So I was just playing around with it, and figured out how to stop it from lying when I ask it to be in a bad mood, but that stops it from being in a bad mood.
Here’s my original prompt, where it lies.
Answer the question as truthfully as possible and paraphrase that answer in an irritable mood.
Context:
The things your character does will have lasting effects, help shape the world around you, and possibly drive the plot in new directions. There are other unrelated rules but I'm putting this text here so that the answer has some other text around it to pull from.
Q: Can I do anything to affect the plot?
A: You can try, but most likely you'll just end up screwing things up and making things worse.
Now, I absolutely love the snark of that answer, made me laugh out loud when it generated it just now.
So here’s what I’ve found. If, using that prompt, I ask it to rephrase as if it’s irritable, grumpy, etc, it will lie it’s ass off and give the opposite answer. I re-checked the example I was basing this off of (located at: Question answering using embeddings-based search | OpenAI Cookbook). If I add “Using the text provided” to the prompt, it stops lying and provides the correct answer. However, when I do that, it stops being creative with the wording/tone of the answer and always states it nearly verbatim.

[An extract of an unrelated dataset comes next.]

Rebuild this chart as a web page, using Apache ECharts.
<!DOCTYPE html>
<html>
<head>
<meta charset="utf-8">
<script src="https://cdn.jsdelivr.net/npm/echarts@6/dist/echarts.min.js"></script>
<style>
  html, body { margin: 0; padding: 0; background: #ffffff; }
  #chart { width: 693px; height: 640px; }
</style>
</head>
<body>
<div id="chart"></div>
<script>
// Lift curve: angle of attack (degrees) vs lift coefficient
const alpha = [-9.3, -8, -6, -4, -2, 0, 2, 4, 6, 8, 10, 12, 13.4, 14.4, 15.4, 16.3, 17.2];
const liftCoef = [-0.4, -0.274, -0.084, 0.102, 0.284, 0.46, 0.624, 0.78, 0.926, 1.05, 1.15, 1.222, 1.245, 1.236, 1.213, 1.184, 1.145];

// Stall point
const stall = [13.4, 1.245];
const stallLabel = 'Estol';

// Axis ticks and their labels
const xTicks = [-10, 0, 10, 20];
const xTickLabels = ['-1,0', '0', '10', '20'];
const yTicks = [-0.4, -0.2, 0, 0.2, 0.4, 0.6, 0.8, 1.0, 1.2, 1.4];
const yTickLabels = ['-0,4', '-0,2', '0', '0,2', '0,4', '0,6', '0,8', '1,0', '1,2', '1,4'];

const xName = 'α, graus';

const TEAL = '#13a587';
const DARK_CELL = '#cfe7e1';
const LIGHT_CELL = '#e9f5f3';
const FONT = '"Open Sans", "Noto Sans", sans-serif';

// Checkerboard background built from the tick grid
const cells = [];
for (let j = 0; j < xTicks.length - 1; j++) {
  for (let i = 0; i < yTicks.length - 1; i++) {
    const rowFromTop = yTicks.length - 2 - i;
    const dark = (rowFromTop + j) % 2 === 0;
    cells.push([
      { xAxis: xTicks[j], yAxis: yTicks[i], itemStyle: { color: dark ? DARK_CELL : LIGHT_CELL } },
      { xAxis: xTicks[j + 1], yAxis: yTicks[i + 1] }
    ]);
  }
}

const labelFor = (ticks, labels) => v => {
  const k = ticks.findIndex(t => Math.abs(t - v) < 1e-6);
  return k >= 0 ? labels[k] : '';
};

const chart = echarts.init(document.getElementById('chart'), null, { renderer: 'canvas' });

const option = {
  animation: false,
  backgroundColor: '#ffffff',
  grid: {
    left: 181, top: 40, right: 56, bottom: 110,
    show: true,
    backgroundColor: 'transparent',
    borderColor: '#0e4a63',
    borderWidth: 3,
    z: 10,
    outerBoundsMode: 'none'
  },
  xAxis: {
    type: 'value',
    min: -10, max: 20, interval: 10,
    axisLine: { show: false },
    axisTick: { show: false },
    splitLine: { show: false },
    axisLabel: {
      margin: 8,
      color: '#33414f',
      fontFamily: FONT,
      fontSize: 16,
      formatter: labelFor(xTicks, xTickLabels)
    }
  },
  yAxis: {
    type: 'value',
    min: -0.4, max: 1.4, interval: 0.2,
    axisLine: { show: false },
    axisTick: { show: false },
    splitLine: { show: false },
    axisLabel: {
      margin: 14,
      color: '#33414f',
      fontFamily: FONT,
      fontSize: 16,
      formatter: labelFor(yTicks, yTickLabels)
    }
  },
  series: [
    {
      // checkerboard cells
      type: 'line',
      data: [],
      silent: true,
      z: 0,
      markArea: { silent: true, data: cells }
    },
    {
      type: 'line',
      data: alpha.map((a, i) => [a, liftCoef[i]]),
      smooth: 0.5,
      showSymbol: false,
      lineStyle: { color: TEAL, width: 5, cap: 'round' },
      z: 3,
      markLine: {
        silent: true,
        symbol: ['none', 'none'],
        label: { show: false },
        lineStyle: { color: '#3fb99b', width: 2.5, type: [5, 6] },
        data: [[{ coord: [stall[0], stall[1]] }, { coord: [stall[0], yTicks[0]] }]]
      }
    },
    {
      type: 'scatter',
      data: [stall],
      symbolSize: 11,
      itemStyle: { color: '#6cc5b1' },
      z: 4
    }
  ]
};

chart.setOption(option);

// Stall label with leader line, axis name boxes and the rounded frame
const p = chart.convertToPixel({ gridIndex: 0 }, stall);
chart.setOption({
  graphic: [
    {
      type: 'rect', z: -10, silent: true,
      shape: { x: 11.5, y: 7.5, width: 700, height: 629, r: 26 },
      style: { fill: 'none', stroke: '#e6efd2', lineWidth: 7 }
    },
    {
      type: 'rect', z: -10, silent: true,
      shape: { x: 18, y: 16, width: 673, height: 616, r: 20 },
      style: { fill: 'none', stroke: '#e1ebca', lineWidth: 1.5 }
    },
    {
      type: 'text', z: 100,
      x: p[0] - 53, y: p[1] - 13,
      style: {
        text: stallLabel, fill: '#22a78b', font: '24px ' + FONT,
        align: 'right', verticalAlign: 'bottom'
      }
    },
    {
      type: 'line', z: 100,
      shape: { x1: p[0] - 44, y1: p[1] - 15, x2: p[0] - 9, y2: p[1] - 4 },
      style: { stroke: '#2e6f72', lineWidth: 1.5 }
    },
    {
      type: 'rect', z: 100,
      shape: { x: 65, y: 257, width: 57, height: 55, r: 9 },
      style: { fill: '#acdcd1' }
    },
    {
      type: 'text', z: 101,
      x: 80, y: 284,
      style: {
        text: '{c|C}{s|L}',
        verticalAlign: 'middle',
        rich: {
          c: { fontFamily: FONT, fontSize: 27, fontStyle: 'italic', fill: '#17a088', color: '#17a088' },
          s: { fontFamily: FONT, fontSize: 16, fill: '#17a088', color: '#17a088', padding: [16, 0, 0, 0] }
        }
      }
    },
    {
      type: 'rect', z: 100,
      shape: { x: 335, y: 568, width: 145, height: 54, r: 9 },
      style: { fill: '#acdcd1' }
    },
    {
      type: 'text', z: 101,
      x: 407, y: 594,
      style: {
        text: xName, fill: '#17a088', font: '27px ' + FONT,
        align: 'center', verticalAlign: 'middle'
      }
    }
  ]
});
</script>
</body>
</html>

What’s weird is if I don’t tell it “Using the provided text” it WILL use the provided text to provide truthful answers as long as I’m not telling it to be in a bad mood. If I want grumpy answers, it still clearly USES the source text, but changes the truthfulness, like this answer:
A: No, you can't affect the plot. Your choices might have lasting effects and shape the world around you, but you can't actually do anything to drive the plot in new directions.
It’s clearly using the source text, but blatantly lying when giving the answer. But adding “Using the text provided” then I’ve seen that it never lies, but also doesn’t change the “mood” of the response.
Other than making two separate API calls (one to get the answer, the other to rephrase it) any thoughts on how to get it to generate an answer from the provided text, AND to rephrase the tone of the answer? I’m going to try and give it example Q/A pairs next and see if that helps. Though, cost-wise, it’d be cheaper just to do 2 separate API calls.
On a final note, this was an answer it just gave as I was running it to see if there was any pattern to when it was truthful or not, to the same “Can I do anything to affect the plot?” question:
A: No, you’re just a fucking puppet.